» SET PROBLEM
Scan the material for the word "Clone", and copy each line where it shows up.

» PROVIDED INFORMATION

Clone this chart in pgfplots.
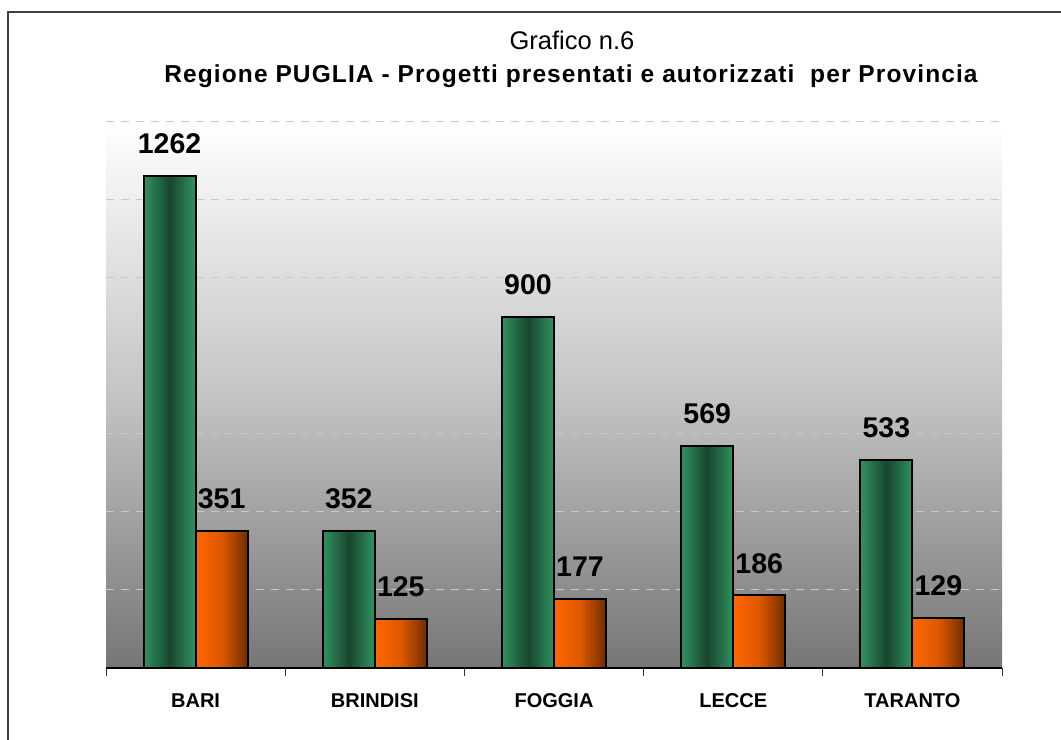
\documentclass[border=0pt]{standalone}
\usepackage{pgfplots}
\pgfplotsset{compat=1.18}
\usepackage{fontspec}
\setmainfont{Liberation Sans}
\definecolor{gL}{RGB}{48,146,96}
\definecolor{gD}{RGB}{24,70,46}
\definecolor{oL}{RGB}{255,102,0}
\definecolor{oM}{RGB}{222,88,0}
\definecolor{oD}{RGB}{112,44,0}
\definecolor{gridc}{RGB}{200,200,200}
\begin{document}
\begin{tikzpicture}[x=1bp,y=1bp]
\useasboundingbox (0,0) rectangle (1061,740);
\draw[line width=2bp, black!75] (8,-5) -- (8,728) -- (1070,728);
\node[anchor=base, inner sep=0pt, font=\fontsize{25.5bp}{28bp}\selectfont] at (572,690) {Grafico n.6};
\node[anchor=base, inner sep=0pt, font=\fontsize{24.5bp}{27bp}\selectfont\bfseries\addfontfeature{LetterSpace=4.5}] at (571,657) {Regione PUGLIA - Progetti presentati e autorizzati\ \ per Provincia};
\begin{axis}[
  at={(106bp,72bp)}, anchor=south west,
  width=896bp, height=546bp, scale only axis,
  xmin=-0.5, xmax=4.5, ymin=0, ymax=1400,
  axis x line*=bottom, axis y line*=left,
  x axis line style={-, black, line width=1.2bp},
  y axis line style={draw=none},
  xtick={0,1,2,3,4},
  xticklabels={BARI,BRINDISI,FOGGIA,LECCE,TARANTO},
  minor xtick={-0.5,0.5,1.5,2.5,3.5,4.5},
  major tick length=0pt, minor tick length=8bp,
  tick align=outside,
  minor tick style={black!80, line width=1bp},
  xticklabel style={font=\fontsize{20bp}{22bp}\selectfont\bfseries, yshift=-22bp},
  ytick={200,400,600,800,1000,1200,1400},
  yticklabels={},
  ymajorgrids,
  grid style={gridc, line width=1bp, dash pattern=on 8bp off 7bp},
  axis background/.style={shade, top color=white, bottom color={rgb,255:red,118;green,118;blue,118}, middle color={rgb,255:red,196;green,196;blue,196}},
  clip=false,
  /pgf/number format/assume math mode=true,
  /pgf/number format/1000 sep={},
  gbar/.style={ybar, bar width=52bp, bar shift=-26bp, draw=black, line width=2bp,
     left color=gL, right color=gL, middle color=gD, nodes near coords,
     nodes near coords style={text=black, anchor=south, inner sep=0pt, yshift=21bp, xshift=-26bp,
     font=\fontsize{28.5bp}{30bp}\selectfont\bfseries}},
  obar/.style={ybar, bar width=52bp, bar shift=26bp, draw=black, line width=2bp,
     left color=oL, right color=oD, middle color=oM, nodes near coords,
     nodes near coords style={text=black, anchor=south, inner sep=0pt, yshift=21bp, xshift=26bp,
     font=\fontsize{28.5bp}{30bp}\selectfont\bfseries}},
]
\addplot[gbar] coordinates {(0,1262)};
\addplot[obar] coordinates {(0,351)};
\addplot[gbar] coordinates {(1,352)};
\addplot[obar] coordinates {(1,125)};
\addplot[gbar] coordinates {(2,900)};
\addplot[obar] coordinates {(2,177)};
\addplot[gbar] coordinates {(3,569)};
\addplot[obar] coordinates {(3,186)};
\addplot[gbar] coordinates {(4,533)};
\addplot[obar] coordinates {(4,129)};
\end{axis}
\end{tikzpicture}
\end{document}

...

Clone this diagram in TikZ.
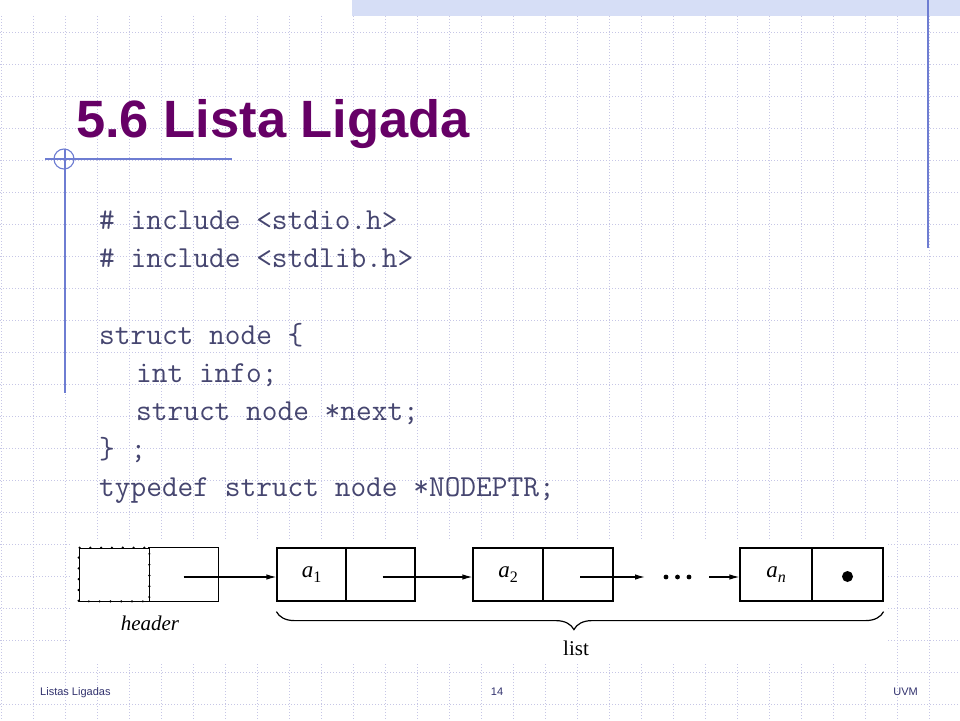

» ANSWER TO THIS PROBLEM
Clone this chart in pgfplots.
Clone this diagram in TikZ.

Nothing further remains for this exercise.